De la cerveza me pasé al whisky, en las rocas. Antes de comer el primer bocado ya me había toado dos whiskys y empezaba a desinhibirme. Macarena me hacía ojitos. La Omnipresente, ojotes. Y a mi me picaba el ojete de tanta mierda que oía a mi alrededor.

La casa por dentro era de un lujo indescriptible, lo verifiqué cuando fui en busca de un baño. Claro que yo, por más dinero que tuviera jamás hubiera ostentado tanto, pero claro, no era yo, ni el dinero era mío, así que este comentario no viene a caso.

Sí, todos ellos despotrican contra el gobierno este que ahora tenemos. Sin temor augura lo peor para el país: una dictadura de mano dura, como la del Pinocho. Creen en la libre empresa y en la libre contratación, creen obre todo en el dinero, no en la gente.

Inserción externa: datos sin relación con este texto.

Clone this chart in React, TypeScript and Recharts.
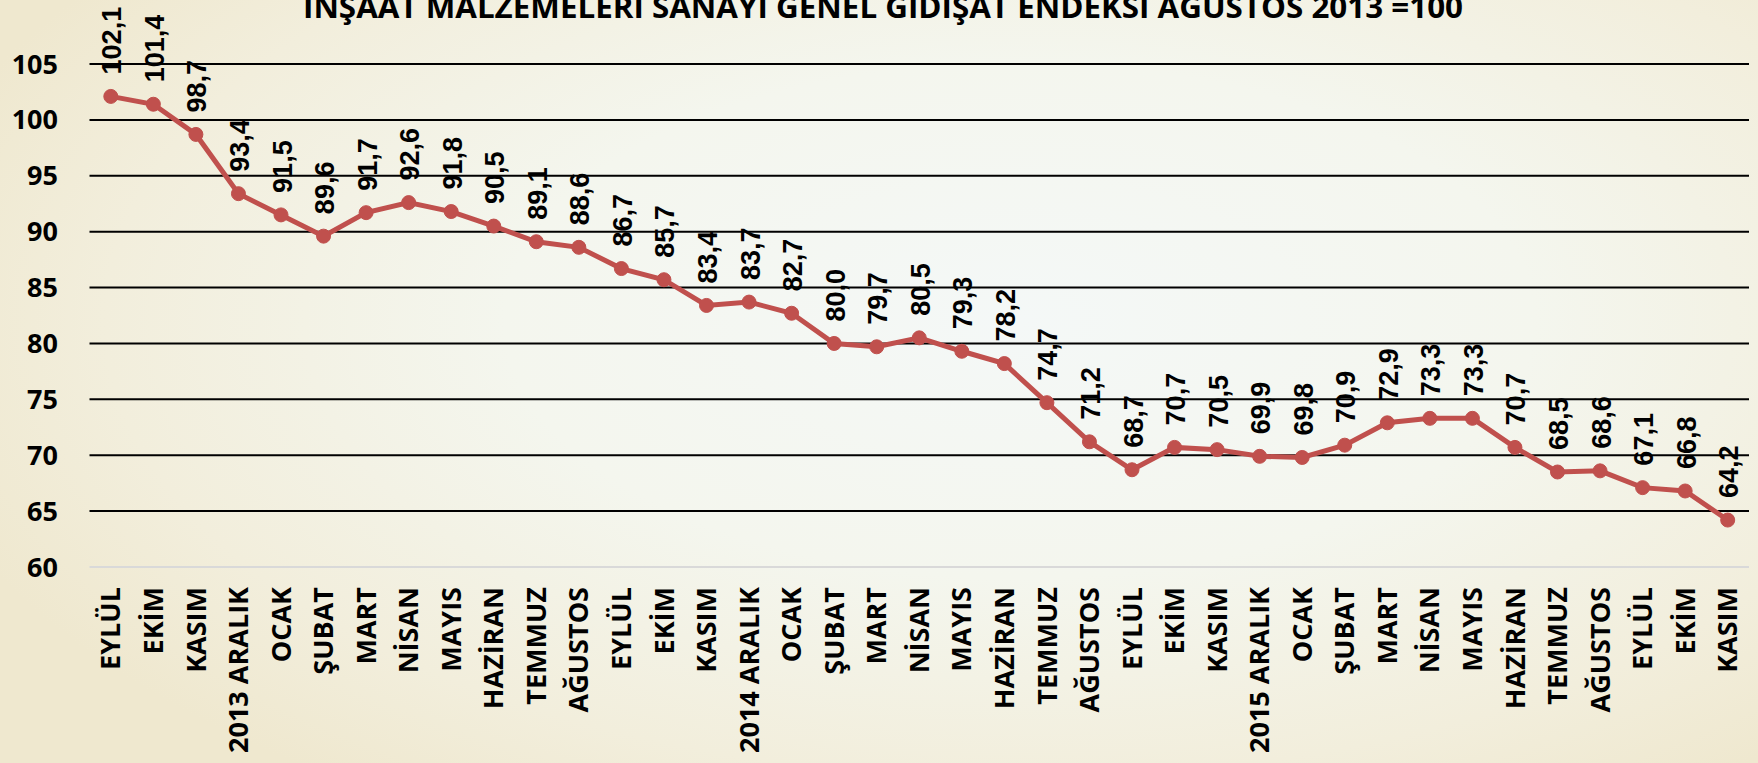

Vino tinto con la comida, y otro vaso de whisky antes de atacar al postre.

La cabeza ya me daba vueltas, la mano de Macarena apretaba cada vez más fuerte la mía y los parientes iban alejándose de uno en uno, hasta que finalmente nos quedamos solos en la mesa, con Samuel dormido sobre las piernas de su madre.

Más tarde, un discjockey inició la sesión de cumbias, ballenatos y michalejacksons. A la primera salsa buena, saqué a Macarena y demostré a todos cómo se baila de verdad, pues si de algo me precio es de ser un excelente bailarín. Las caras de desaprobación cambiaron por un instante, hasta que me vieron con otro vaso de whisky en la mano.

Ese fe el último vaso. No sé que le dijo la Omnipresente a mi mujer, pero al poco rato estábamos subidos en un taxi, en dirección a la casa. Ya ni me acuerdo cuando llegamos, ni cómo terminé metido en la cama. Y crean que tampoco me importa. De lo que estoy seguro es que nunca más me invitarán a una de esas fiestas y que a la Macarena tampoco se lo ocurrirá decirme que vayamos.